26 Jan 2021, 16:00 – 17:00

Webinar

Description

Overcoming Systemic Corruption: Case Studies from Jamaica and Ukraine

An ongoing debate in the study of corruption seeks to understand why anti-corruption reforms fail, particularly in contexts where corruption is systemic. Key recent contributions have explained failure with collective action theory, arguing that individuals are not motivated to pursue reform because they assume that others around them will continue to behave corruptly, meaning that they would incur individual costs without helping to bring about the change needed to reduce corruption (and hence being able to access the public good of improved governance). This paper turns the debate on its head, by examining two cases which have demonstrated considerable success in tackling systemic corruption – in the police in Jamaica and in medicines procurement in Ukraine – and seeking to understand the conditions which made change possible.

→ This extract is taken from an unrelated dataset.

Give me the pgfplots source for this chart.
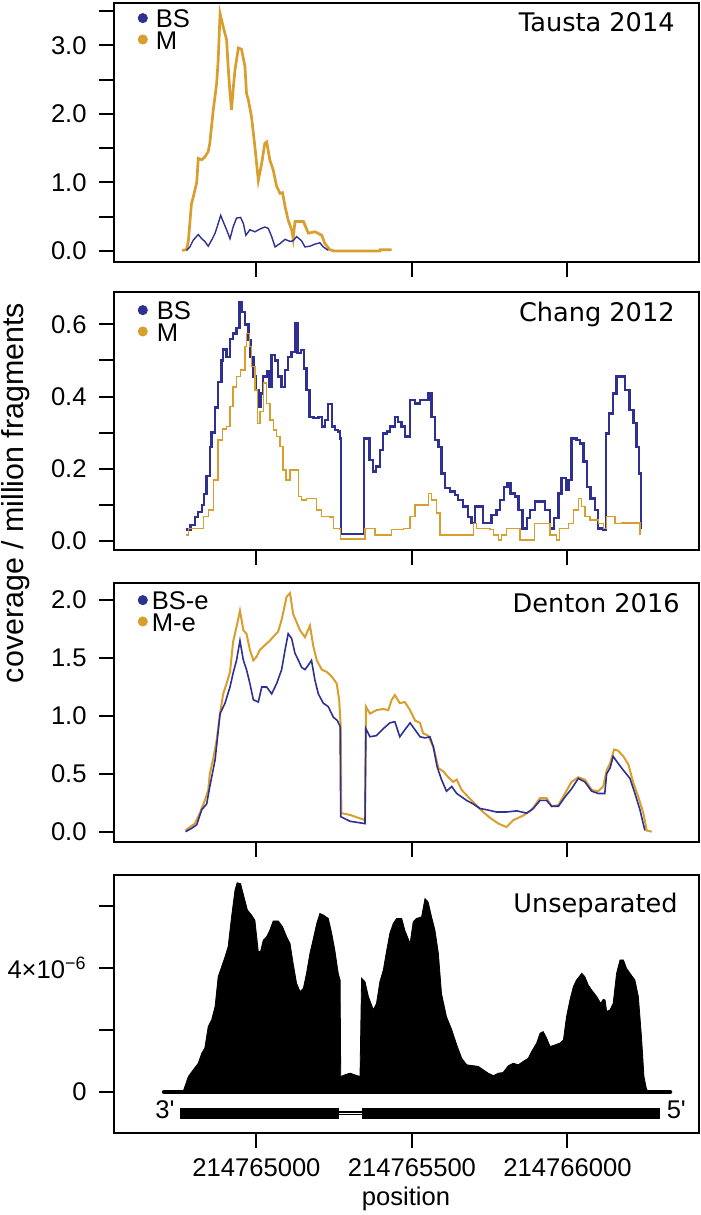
\documentclass[border=0pt]{standalone}
\usepackage{fontspec}
\setmainfont{Liberation Sans}
\newfontfamily\dejavu{DejaVu Sans}
\usepackage{pgfplots}
\pgfplotsset{compat=1.18}
\definecolor{bsblue}{HTML}{2E3192}
\definecolor{mgold}{HTML}{D89E2E}
\newcommand{\lab}{\fontsize{12.8}{14}\selectfont}

\tikzset{ptitle/.style={anchor=north east, inner sep=0pt, font=\dejavu\lab}}

\pgfplotsset{
  panel/.style={
    scale only axis, width=292.5pt,
    xmin=-458, xmax=1423,
    xtick={0,500,1000}, xticklabels={},
    tick align=outside, tick pos=left,
    major tick length=7.5pt, minor tick length=7.5pt,
    every tick/.append style={black, line width=1pt},
    axis line style={black, line width=1pt},
    tick label style={font=\lab},
    /pgf/number format/assume math mode=true,
    yticklabel style={inner sep=0pt, xshift=-6pt},
    xticklabel style={inner sep=0pt, yshift=-5pt},
    legend style={draw=none, fill=none, font=\lab, at={(rel axis cs:0,1)},
      anchor=north west, xshift=11.7pt, inner sep=0pt, row sep=1.2pt,
      nodes={inner sep=0.3pt, text depth=0pt}},
    legend cell align=left,
    legend image code/.code={\fill[#1] (0pt,0.4pt) circle (2.3pt); \path (-2.3pt,0pt) (2.3pt,0pt);},
  },
}

\begin{document}
\begin{tikzpicture}
\useasboundingbox (0,0) rectangle (350.5pt,-607.5pt);

% Tausta 2014
\begin{axis}[panel, height=129.5pt, at={(57pt,-131pt)}, anchor=south west,
  ymin=-0.16, ymax=3.615,
  ytick={0,1,2,3}, yticklabels={0.0,1.0,2.0,3.0},
  minor ytick={0.5,1.5,2.5,3.5},
  legend style={yshift=-3pt, column sep=3.7pt}]
\addlegendimage{bsblue}
\addlegendimage{mgold}
\legend{BS,M}
\addplot[mgold, line width=1.35pt, forget plot] coordinates {
(-239,0.01) (-225,0.02) (-219,0.14) (-209,0.69) (-203,0.79) (-192,1.0) (-187,1.35)
(-176,1.33) (-166,1.37) (-155,1.45) (-150,1.57) (-139,2.05) (-128,2.44) (-123,2.78)
(-117,3.46) (-107,3.27) (-96,3.08) (-91,2.69) (-85,2.30) (-80,2.06) (-75,2.35)
(-69,2.64) (-58,2.96) (-48,2.94) (-37,2.69) (-32,2.30) (-26,2.20) (-16,1.96)
(-5,1.52) (6,1.03) (17,1.28) (27,1.57) (33,1.59) (43,1.33) (54,1.18) (65,0.94)
(76,0.84) (84,0.85) (92,0.65) (102,0.45) (113,0.31) (118,0.18) (124,0.43)
(151,0.43) (167,0.26) (188,0.28) (210,0.23) (220,0.11) (236,0.02) (250,0.0)
(397,0.0) (398,0.02) (435,0.02)
};
\addplot[bsblue, line width=0.7pt, forget plot] coordinates {
(-225,0.01) (-214,0.06) (-203,0.16) (-187,0.24) (-176,0.18) (-166,0.14) (-155,0.07)
(-144,0.16) (-133,0.26) (-123,0.40) (-115,0.52) (-107,0.43) (-96,0.31) (-85,0.18)
(-75,0.35) (-64,0.48) (-51,0.49) (-42,0.40) (-34,0.23) (-21,0.31) (-5,0.28)
(11,0.32) (27,0.35) (38,0.33) (49,0.21) (60,0.06) (76,0.11) (92,0.17) (108,0.14)
(118,0.15) (129,0.21) (145,0.15) (156,0.06) (172,0.07) (188,0.10) (204,0.12)
(215,0.06) (231,0.01)
};
\node[ptitle, xshift=-12pt, yshift=-4.5pt] at (rel axis cs:1,1) {Tausta 2014};
\end{axis}

% Chang 2012
\begin{axis}[panel, height=129pt, at={(57pt,-275pt)}, anchor=south west,
  ymin=-0.025, ymax=0.6896,
  ytick={0,0.2,0.4,0.6}, yticklabels={0.0,0.2,0.4,0.6},
  minor ytick={0.1,0.3,0.5},
  legend style={yshift=-4.5pt, column sep=4.2pt}]
\addlegendimage{bsblue}
\addlegendimage{mgold}
\legend{BS,M}
\addplot[bsblue, line width=1.2pt, const plot, forget plot] coordinates {
(-228,0.032) (-212,0.044) (-198,0.067) (-187,0.08) (-176,0.10) (-169,0.13) (-160,0.18)
(-150,0.26) (-144,0.30) (-133,0.37) (-123,0.44) (-112,0.50) (-107,0.53) (-96,0.51)
(-85,0.56) (-75,0.575) (-64,0.59) (-55,0.66) (-48,0.635) (-37,0.60) (-26,0.557)
(-19,0.51) (-10,0.455) (-2,0.418) (6,0.372) (13,0.409) (22,0.455) (33,0.469)
(41,0.427) (49,0.515) (60,0.50) (70,0.455) (81,0.427) (92,0.474) (102,0.51)
(113,0.524) (124,0.603) (132,0.52) (143,0.529) (153,0.478) (161,0.418) (170,0.344)
(183,0.34) (199,0.344) (210,0.317) (220,0.335) (231,0.38) (242,0.317) (252,0.307)
(263,0.303) (269,0.284) (271,0.02)
(345,0.284) (354,0.284) (363,0.224) (374,0.192) (384,0.206) (397,0.252) (406,0.298)
(419,0.303) (429,0.317) (445,0.344) (456,0.33) (467,0.317) (477,0.289) (494,0.39)
(510,0.381) (526,0.39) (542,0.39) (553,0.409) (563,0.344) (574,0.28) (585,0.261)
(595,0.187) (606,0.146) (622,0.137) (638,0.127) (649,0.114) (665,0.095) (681,0.067)
(692,0.049) (703,0.095) (719,0.095) (729,0.049) (745,0.049) (756,0.072) (772,0.086)
(783,0.114) (796,0.15) (807,0.159) (817,0.132) (831,0.123) (842,0.086) (856,0.035)
(869,0.063) (879,0.086) (895,0.109) (912,0.109) (927,0.086) (944,0.035) (957,0.063)
(971,0.132) (981,0.174) (995,0.141) (1003,0.169) (1013,0.284) (1029,0.28) (1040,0.27)
(1051,0.22) (1062,0.15) (1074,0.118) (1088,0.086) (1099,0.035) (1115,0.032)
(1123,0.298) (1134,0.353) (1147,0.409) (1158,0.455) (1171,0.455) (1185,0.418)
(1199,0.363) (1212,0.326) (1222,0.261) (1231,0.187) (1236,0.032)
};
\addplot[mgold, line width=0.7pt, const plot, forget plot] coordinates {
(-228,0.017) (-219,0.035) (-187,0.035) (-171,0.067) (-155,0.086) (-139,0.169)
(-123,0.28) (-109,0.31) (-96,0.317) (-85,0.372) (-75,0.427) (-64,0.455) (-51,0.474)
(-37,0.538) (-32,0.575) (-23,0.538) (-16,0.483) (-5,0.418) (3,0.326) (11,0.358)
(22,0.437) (33,0.381) (43,0.335) (54,0.307) (65,0.289) (76,0.261) (86,0.197)
(95,0.169) (108,0.197) (124,0.197) (135,0.123) (145,0.114) (161,0.118) (183,0.118)
(194,0.086) (210,0.067) (236,0.066) (247,0.035) (269,0.032) (271,0.005)
(349,0.035) (381,0.017) (435,0.032) (472,0.035) (494,0.067) (510,0.10) (547,0.10)
(553,0.132) (563,0.114) (579,0.077) (590,0.017) (697,0.049) (708,0.035) (751,0.032)
(762,0.017) (778,0.003) (788,0.017) (804,0.035) (837,0.035) (847,0.003) (885,0.003)
(895,0.049) (933,0.049) (944,0.017) (965,0.003) (974,0.035) (1003,0.049) (1019,0.086)
(1035,0.118) (1046,0.095) (1056,0.067) (1072,0.058) (1088,0.058) (1099,0.049)
(1115,0.035) (1126,0.067) (1153,0.049) (1174,0.05) (1222,0.05) (1233,0.017)
};
\node[ptitle, xshift=-12pt, yshift=-5pt] at (rel axis cs:1,1) {Chang 2012};
\end{axis}

% Denton 2016
\begin{axis}[panel, height=129.5pt, at={(57pt,-421pt)}, anchor=south west,
  ymin=-0.089, ymax=2.148,
  ytick={0,0.5,1,1.5,2}, yticklabels={0.0,0.5,1.0,1.5,2.0},
  legend style={yshift=-4pt, column sep=1.7pt}]
\addlegendimage{bsblue}
\addlegendimage{mgold}
\legend{BS-e,M-e}
\addplot[mgold, line width=1pt, forget plot] coordinates {
(-228,0.01) (-214,0.04) (-198,0.07) (-182,0.16) (-166,0.27) (-155,0.36) (-150,0.50)
(-139,0.63) (-128,0.79) (-117,1.02) (-107,1.19) (-96,1.28) (-85,1.38) (-75,1.64)
(-64,1.77) (-53,1.91) (-42,1.74) (-32,1.71) (-21,1.57) (-10,1.48) (0,1.51) (11,1.57)
(27,1.61) (43,1.65) (60,1.70) (70,1.73) (81,1.83) (97,2.03) (108,2.06) (118,1.88)
(129,1.81) (140,1.74) (156,1.68) (172,1.78) (183,1.60) (194,1.48) (210,1.40)
(226,1.38) (242,1.34) (258,1.28) (266,1.14) (271,0.91) (273,0.16) (301,0.145)
(349,0.10) (352,1.08) (365,1.02) (386,1.05) (408,1.06) (424,1.05) (435,1.14)
(445,1.18) (461,1.11) (477,1.12) (494,1.05) (510,0.96) (526,0.94) (536,0.85)
(552,0.83) (569,0.73) (585,0.55) (601,0.52) (617,0.47) (633,0.43) (644,0.45)
(660,0.36) (681,0.30) (703,0.24) (729,0.17) (751,0.12) (778,0.07) (804,0.04)
(826,0.10) (858,0.14) (885,0.19) (912,0.29) (933,0.29) (949,0.22) (971,0.23)
(992,0.33) (1013,0.43) (1035,0.47) (1056,0.45) (1078,0.36) (1099,0.35) (1115,0.39)
(1126,0.53) (1137,0.59) (1150,0.71) (1163,0.70) (1180,0.65) (1196,0.58) (1212,0.42)
(1228,0.30) (1244,0.16) (1255,0.01) (1271,0.0)
};
\addplot[bsblue, line width=0.8pt, forget plot] coordinates {
(-228,0.0) (-208,0.03) (-192,0.06) (-176,0.19) (-160,0.24) (-150,0.39) (-133,0.62)
(-117,1.02) (-101,1.11) (-85,1.25) (-75,1.37) (-64,1.48) (-53,1.65) (-42,1.48)
(-32,1.40) (-21,1.28) (-10,1.14) (6,1.12) (17,1.25) (33,1.25) (49,1.19) (65,1.28)
(81,1.40) (92,1.57) (102,1.71) (113,1.67) (124,1.54) (135,1.48) (145,1.42)
(156,1.40) (167,1.44) (177,1.48) (188,1.31) (199,1.19) (215,1.11) (231,1.08)
(247,0.99) (260,0.96) (269,0.91) (271,0.13) (301,0.09)
(349,0.07) (352,0.89) (365,0.82) (386,0.83) (408,0.89) (429,0.94) (445,0.95)
(461,0.82) (477,0.88) (494,0.94) (510,0.88) (526,0.82) (542,0.81) (558,0.82)
(569,0.73) (581,0.56) (595,0.45) (611,0.35) (628,0.39) (644,0.33) (660,0.30)
(676,0.27) (697,0.24) (719,0.20) (740,0.19) (772,0.17) (804,0.17) (837,0.18)
(869,0.16) (890,0.20) (912,0.27) (933,0.27) (949,0.22) (971,0.22) (992,0.30)
(1013,0.37) (1035,0.46) (1056,0.43) (1078,0.35) (1099,0.33) (1120,0.33) (1126,0.50)
(1137,0.55) (1147,0.65) (1163,0.59) (1180,0.53) (1201,0.46) (1217,0.33) (1233,0.19)
(1249,0.01)
};
\node[ptitle, xshift=-9.5pt, yshift=-5pt] at (rel axis cs:1,1) {Denton 2016};
\end{axis}

% Unseparated (values in units of 1e-6)
\begin{axis}[panel, height=129pt, at={(57pt,-566.5pt)}, anchor=south west,
  ymin=-1.32, ymax=7.0,
  ytick={0,2,4,6}, yticklabels={0,,4×10\textsuperscript{−6},},
  xticklabels={214765000,214765500,214766000}]
\addplot[black, fill=black, line width=0.4pt] coordinates {
(-236,0) (-230,0.18) (-219,0.50) (-203,0.72) (-187,0.93) (-176,1.25) (-166,1.42)
(-155,2.11) (-144,2.33) (-133,2.76) (-123,3.72) (-112,4.04) (-101,4.36) (-91,4.69)
(-80,5.65) (-69,6.51) (-62,6.75) (-51,6.72) (-40,6.29) (-29,5.87) (-16,5.71)
(-5,5.54) (6,4.53) (13,4.53) (22,4.90) (33,5.01) (43,5.22) (54,5.52) (70,5.52)
(84,5.33) (97,5.01) (108,4.79) (118,4.15) (129,3.51) (140,3.24) (151,3.35)
(161,3.83) (172,4.47) (183,4.95) (194,5.44) (204,5.76) (215,5.71) (231,5.60)
(242,5.12) (252,4.58) (263,3.83) (269,3.61) (271,0.50) (285,0.56) (301,0.61)
(333,0.50) (338,3.67) (349,3.56) (360,3.08) (376,2.65) (386,2.86) (397,3.56)
(408,3.94) (419,4.58) (429,5.12) (440,5.44) (451,5.60) (467,5.60) (477,5.22)
(494,4.79) (504,5.49) (515,5.60) (531,5.65) (542,6.24) (552,6.13) (563,5.65)
(574,5.22) (585,4.47) (595,3.18) (611,2.43) (628,2.01) (644,1.52) (660,1.09)
(676,0.88) (697,0.85) (713,0.83) (729,0.72) (745,0.61) (762,0.53) (778,0.61)
(793,0.63) (810,0.85) (826,0.93) (842,0.88) (858,0.99) (874,1.09) (885,1.31)
(901,1.58) (912,1.90) (922,1.95) (933,1.74) (944,1.47) (960,1.52) (976,1.58)
(987,1.68) (997,2.43) (1008,2.97) (1019,3.40) (1029,3.61) (1046,3.83) (1056,3.72)
(1067,3.45) (1078,3.29) (1094,3.08) (1107,2.86) (1115,2.99) (1121,2.97) (1126,2.60)
(1137,2.65) (1147,2.86) (1158,3.83) (1169,4.26) (1180,4.26) (1190,3.99) (1201,3.83)
(1217,3.61) (1228,3.08) (1238,1.79) (1246,0.50) (1254,0.10) (1260,0)
} \closedcycle;
% baseline
\addplot[black, line width=2.2pt, line cap=round] coordinates {(-297,0) (1330,0)};
% gene model: exons and intron
\addplot[black, fill=black, draw=none] coordinates {(-246,-0.87) (265,-0.87) (265,-0.52) (-246,-0.52)} --cycle;
\addplot[black, fill=black, draw=none] coordinates {(339,-0.87) (1298,-0.87) (1298,-0.52) (339,-0.52)} --cycle;
\addplot[black, line width=2pt] coordinates {(265,-0.69) (339,-0.69)};
\addplot[white, line width=0.7pt] coordinates {(265,-0.69) (339,-0.69)};
\node[anchor=east, font=\lab, inner sep=0pt] at (axis cs:-262,-0.58) {3\textquotesingle};
\node[anchor=west, font=\lab, inner sep=0pt] at (axis cs:1318,-0.58) {5\textquotesingle};
\node[ptitle, xshift=-10.5pt, yshift=-9pt] at (rel axis cs:1,1) {Unseparated};
\end{axis}

\node[anchor=base, font=\lab, inner sep=0pt] at (203pt,-602.5pt) {position};
\node[anchor=base, rotate=90, font=\fontsize{15.2}{17}\selectfont, inner sep=0pt] at (11.8pt,-246.5pt) {coverage / million fragments};
\end{tikzpicture}
\end{document}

These findings are then related back to collective action theory, to offer insights into how the collective action problem posed by systemic corruption can be overcome.

Elizabeth David-Barrett, Professor of Governance and Integrity, Director of the Centre for the Study of Corruption (CSC), University of Sussex

Liz David-Barrett is Professor of Governance and Integrity and Director of the Centre for the Study of Corruption at the University of Sussex. Her main research interest is in behaviour at the interface of politics and business, both formal and informal. She works particularly on corruption risks arising in public procurement, lobbying and the revolving door, and on bribery in international business transactions. Liz engages widely with anti-corruption practitioners in governments, the private sector, and NGOs and in 2020 chaired the G20 Anti-Corruption Working Group’s Academic Roundtable. She is currently a Specialist Adviser to the House of Commons Committee on Standards and also advises the UK Foreign Commonwealth and Development Office on its International Anti-Corruption programme. Liz has a DPhil in Politics from Oxford, an MA in Slavonic and East European Studies from the University of London, and a BA in Philosophy, Politics and Economics (Oxford).